What is a self-fulfilling pattern in child development?

A self-fulfilling pattern occurs when a child’s beliefs influence their behavior in a way that makes those beliefs seem true. For example, a child who believes they are not capable may try less, leading to poorer outcomes, which then reinforces the original belief. This process is behavioral, not magical.

How is self-image related to models of reality?

Self-image is a specific type of model of reality. It reflects how a child sees themselves within the world—whether they are capable, valued, or accepted. This internal model shapes how they approach challenges, relationships, and opportunities.

Do early relationships affect a child’s model of reality?

Yes. Early relationships help shape how children understand trust, connection, and emotional safety. These experiences contribute to the models they form about how relationships work and what they can expect from others. These patterns are often described within Attachment Theory.

How do digital environments affect children’s models of reality?

Digital environments provide constant feedback, comparison, and exposure to others’ experiences. This can accelerate how models are formed by increasing repetition and visibility. The impact depends on how the child interprets these experiences, not just on the exposure itself.

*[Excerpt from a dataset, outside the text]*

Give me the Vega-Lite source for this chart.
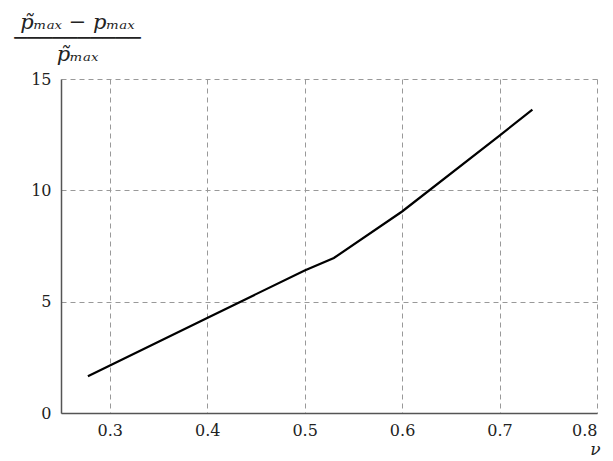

Can a child’s model of reality change over time?

Yes. While early patterns can feel stable, they are not fixed. New experiences, different interpretations, and supportive guidance can gradually reshape how a child understands themselves and the world. The process may take time, but models remain adaptable.

What is the most important thing parents can do to support healthy models of reality?

Rather than trying to control outcomes, parents can focus on guiding interpretation. Helping children understand experiences in a balanced and constructive way—without turning them into fixed judgments about identity—has a lasting impact on how they think, act, and respond to challenges.